# [Raw data]
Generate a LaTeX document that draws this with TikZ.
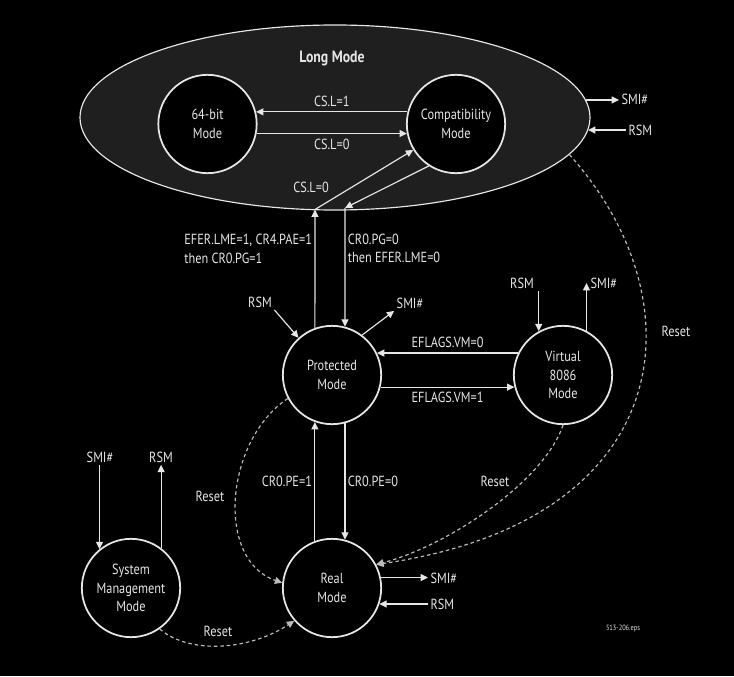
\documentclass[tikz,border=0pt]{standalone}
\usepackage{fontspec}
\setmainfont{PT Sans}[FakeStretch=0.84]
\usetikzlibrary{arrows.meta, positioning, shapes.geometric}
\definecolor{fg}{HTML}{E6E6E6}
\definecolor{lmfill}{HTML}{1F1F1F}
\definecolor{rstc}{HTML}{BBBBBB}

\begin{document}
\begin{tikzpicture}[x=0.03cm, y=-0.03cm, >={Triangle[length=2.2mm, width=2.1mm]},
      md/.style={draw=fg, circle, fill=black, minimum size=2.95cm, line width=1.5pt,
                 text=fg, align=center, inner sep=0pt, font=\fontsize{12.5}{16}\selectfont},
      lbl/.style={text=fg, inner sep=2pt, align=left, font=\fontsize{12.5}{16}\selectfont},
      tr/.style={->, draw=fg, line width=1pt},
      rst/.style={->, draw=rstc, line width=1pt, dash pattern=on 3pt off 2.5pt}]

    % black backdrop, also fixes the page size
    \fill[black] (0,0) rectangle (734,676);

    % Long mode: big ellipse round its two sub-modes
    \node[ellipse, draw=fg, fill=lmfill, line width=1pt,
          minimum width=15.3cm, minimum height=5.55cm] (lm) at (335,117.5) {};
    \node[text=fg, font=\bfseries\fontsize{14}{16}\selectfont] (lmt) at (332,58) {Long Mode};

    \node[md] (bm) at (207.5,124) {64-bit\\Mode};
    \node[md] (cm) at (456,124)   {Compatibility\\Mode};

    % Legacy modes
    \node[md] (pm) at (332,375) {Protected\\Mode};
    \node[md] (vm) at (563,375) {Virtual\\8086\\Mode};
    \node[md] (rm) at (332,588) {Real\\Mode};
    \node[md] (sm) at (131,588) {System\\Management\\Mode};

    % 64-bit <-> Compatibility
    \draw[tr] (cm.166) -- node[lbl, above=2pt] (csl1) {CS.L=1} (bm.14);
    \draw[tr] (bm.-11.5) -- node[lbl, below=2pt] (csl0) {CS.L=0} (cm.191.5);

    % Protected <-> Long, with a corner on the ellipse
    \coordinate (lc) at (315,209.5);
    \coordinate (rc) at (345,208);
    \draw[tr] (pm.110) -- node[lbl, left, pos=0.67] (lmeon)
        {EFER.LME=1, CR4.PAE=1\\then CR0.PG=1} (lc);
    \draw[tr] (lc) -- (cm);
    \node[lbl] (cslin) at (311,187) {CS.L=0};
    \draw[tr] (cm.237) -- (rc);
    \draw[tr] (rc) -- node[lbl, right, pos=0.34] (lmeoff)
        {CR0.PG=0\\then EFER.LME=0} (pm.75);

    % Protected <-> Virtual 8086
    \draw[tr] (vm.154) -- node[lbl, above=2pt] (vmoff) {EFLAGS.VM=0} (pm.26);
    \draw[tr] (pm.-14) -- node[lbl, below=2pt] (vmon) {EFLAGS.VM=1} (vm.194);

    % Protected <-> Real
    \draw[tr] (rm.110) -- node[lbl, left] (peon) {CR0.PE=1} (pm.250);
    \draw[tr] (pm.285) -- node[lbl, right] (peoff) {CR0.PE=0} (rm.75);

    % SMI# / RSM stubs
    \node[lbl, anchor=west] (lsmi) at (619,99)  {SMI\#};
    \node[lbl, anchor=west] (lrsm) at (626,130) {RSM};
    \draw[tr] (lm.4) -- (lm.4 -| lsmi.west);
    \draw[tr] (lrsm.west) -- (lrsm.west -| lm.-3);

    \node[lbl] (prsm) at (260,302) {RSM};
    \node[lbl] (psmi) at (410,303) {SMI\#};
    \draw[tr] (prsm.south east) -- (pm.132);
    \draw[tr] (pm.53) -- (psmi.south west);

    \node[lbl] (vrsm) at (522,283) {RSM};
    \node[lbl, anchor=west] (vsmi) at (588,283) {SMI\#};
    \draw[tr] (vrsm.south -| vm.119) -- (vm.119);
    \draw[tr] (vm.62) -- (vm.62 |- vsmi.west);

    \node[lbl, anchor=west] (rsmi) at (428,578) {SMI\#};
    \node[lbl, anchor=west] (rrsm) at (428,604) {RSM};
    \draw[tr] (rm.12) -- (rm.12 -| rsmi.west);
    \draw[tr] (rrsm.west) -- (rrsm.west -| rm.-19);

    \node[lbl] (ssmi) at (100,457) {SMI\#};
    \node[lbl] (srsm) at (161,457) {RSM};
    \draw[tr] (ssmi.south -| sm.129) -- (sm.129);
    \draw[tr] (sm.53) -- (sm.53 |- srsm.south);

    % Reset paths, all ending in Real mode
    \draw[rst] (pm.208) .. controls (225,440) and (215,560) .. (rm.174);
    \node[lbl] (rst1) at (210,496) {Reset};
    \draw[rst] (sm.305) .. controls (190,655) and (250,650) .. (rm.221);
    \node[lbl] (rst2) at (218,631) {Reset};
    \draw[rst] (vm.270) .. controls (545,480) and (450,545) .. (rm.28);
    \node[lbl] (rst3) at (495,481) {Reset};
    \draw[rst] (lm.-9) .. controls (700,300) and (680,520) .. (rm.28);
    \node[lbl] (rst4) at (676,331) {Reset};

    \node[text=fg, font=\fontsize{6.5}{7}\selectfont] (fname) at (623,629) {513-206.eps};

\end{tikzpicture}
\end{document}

# [What you should do]
Quote, exactly and only, the lines from the first line of the data above through the line containing "node[lbl, below=2pt] (csl0)". The pictures do not belong in it.

# [Answer to the problem]
Generate a LaTeX document that draws this with TikZ.
\documentclass[tikz,border=0pt]{standalone}
\usepackage{fontspec}
\setmainfont{PT Sans}[FakeStretch=0.84]
\usetikzlibrary{arrows.meta, positioning, shapes.geometric}
\definecolor{fg}{HTML}{E6E6E6}
\definecolor{lmfill}{HTML}{1F1F1F}
\definecolor{rstc}{HTML}{BBBBBB}

\begin{document}
\begin{tikzpicture}[x=0.03cm, y=-0.03cm, >={Triangle[length=2.2mm, width=2.1mm]},
      md/.style={draw=fg, circle, fill=black, minimum size=2.95cm, line width=1.5pt,
                 text=fg, align=center, inner sep=0pt, font=\fontsize{12.5}{16}\selectfont},
      lbl/.style={text=fg, inner sep=2pt, align=left, font=\fontsize{12.5}{16}\selectfont},
      tr/.style={->, draw=fg, line width=1pt},
      rst/.style={->, draw=rstc, line width=1pt, dash pattern=on 3pt off 2.5pt}]

    % black backdrop, also fixes the page size
    \fill[black] (0,0) rectangle (734,676);

    % Long mode: big ellipse round its two sub-modes
    \node[ellipse, draw=fg, fill=lmfill, line width=1pt,
          minimum width=15.3cm, minimum height=5.55cm] (lm) at (335,117.5) {};
    \node[text=fg, font=\bfseries\fontsize{14}{16}\selectfont] (lmt) at (332,58) {Long Mode};

    \node[md] (bm) at (207.5,124) {64-bit\\Mode};
    \node[md] (cm) at (456,124)   {Compatibility\\Mode};

    % Legacy modes
    \node[md] (pm) at (332,375) {Protected\\Mode};
    \node[md] (vm) at (563,375) {Virtual\\8086\\Mode};
    \node[md] (rm) at (332,588) {Real\\Mode};
    \node[md] (sm) at (131,588) {System\\Management\\Mode};

    % 64-bit <-> Compatibility
    \draw[tr] (cm.166) -- node[lbl, above=2pt] (csl1) {CS.L=1} (bm.14);
    \draw[tr] (bm.-11.5) -- node[lbl, below=2pt] (csl0) {CS.L=0} (cm.191.5);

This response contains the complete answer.